We returned back to Playa del Carmen the same way we came in - by a local inexpensive colectivo. It was almost sunset time.  We stood along the highway, and within minutes a public colectivo picked us up to take us back to the city - no need for taxi, or vehicle hire, or tour.  As almost always, we were the only "gringos" among the local people - yet again, it never ceases to amaze me how much tourists are missing out by not experiencing the country the local way.







 
 
Cancun

Mention to somebody about Cancun, and all the stereotypical images start appearing - packed beaches, resorts, tourists, taxis, spas, bars - basically the most boring staff we so much try to avoid, and successfully I must add.  Cancun is so much more than that - if only one tries to discover it.  It is actually a really large normal city with its own neighborhoods and culture where local people are living their lives, doing their daily activities, having fun and couldn't care less about the Western tourists and their often shallow (and frequently ignorant) views that they bring with them. 

We had a comfortable place near the city center, a walking distance to pretty much anything a person would need - a multitude of local eateries, supermarkets, bus station, local transport, parks and squares where local music and impromptu dancing would take place every night.  Our stay also coincided with the Carnival that lasted for five straight days and nights.  It was not a large-scale Carnival, and it was catered more towards the local residents and families (no alcohol allowed), but it certainly had a colorful touch.  For my taste it was a little too much "Rancherito" music, and I would have preferred more of a "Gasolina" myself, but what can you do...  The music and festivities would continue all the way to 3 a.m., and at one point, not being able to sleep, I decided it was better to go to the roof of our building and dance (instead of being annoyed), but the rest of the time we had a peaceful and enjoyable time.  Tons of tasty local food, great bakery items, excellent and cheap Chilean wine and local fruits - what could be better for a good visit? 
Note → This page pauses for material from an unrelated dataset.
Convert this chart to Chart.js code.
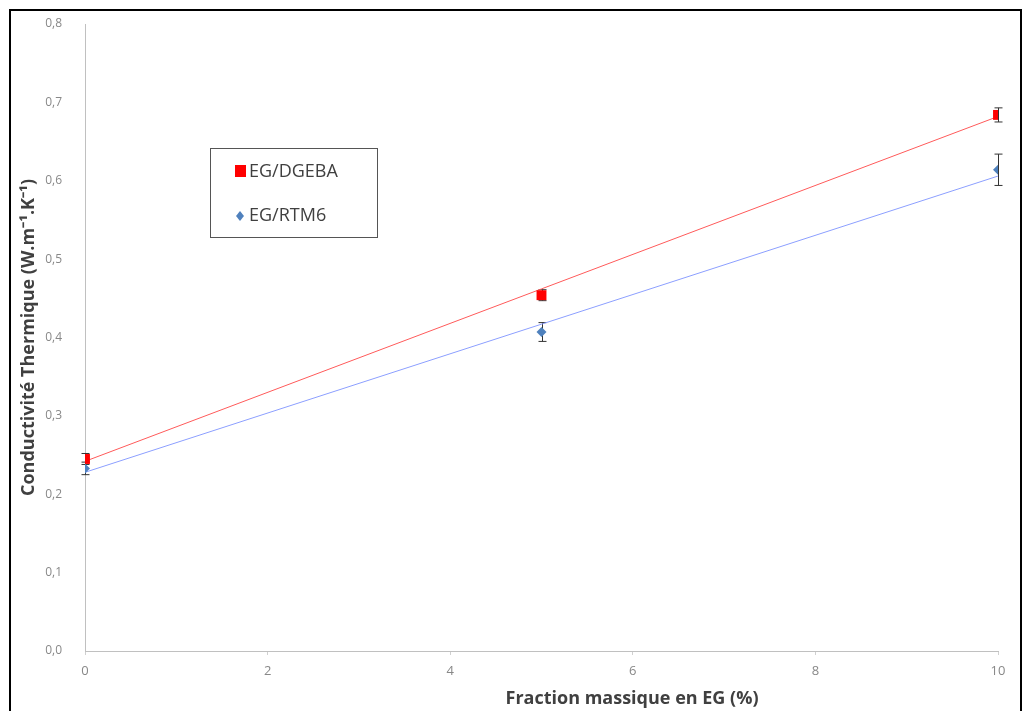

We also avoided beaches attached to resorts, and instead enjoyed several local ones - peaceful, with beautiful calm waters and easy to get to by public transport.  We did some long walks as well, and even discovered a crocodile on one of our nature hikes around the Nichupte lagoon.  

Cancun also has a large amount of creative artistic murals!  You could spend an entire day walking around neighborhoods and taking photographs of beautifully orchestrated art creations along the buildings.  And the colours, variety and themes were absolutely fantastic!  Nothing like that around the tourists' hotel zone (which is pretty sterile in comparison), and that is yet another perk of staying in the real Cancun surrounded by local neighborhoods.




























 

Merida (again) 

We have returned back to Merida - to continue our journey further West towards Campeche, and also up North - towards the coast, along the Gulf of Mexico.  This time in Merida we would spend only a few days.  Merida's whimsical festival of music and culture had completed a few weeks prior, and so did the "funsies" of the Carnaval...  And, a sense of reality made its way back to the city's dusty streets...  The temperature was soaring, pollution increasing, and the locals were getting more irritable.  We did not follow too far behind - this time around, I also began feeling a sense of irritability.  In my case, the real side of Merida (mostly pollution and traffic) was starting to get to me...  What also did not help was our new accommodation - we stayed at the same family-run place (which still remained super friendly and hospitable), but our cute little bungalow in the back garden was not available, and we had a more modern room with a balcony on the top floor of the hacienda.  There was nothing wrong with our room except for the intolerable stink - the sewer gases were pouring from the bathroom drain non-stop, and no plug or opened windows could fix the issue.  When I would open our door to the balcony to get some fresh air - a shot of pollution from the traffic would burst in.  We are used to this kind of thing from extensive travels over the world, but sewer gas and pollution smog is something hard to grow fond of...  So, to minimize the factor of irritability, I took it upon myself to discover new neighbourhoods in Merida and other towns in the region.   That way, the excitement of new adventures would justify the uncomfortable practical situation and make it more worthwhile putting up with. 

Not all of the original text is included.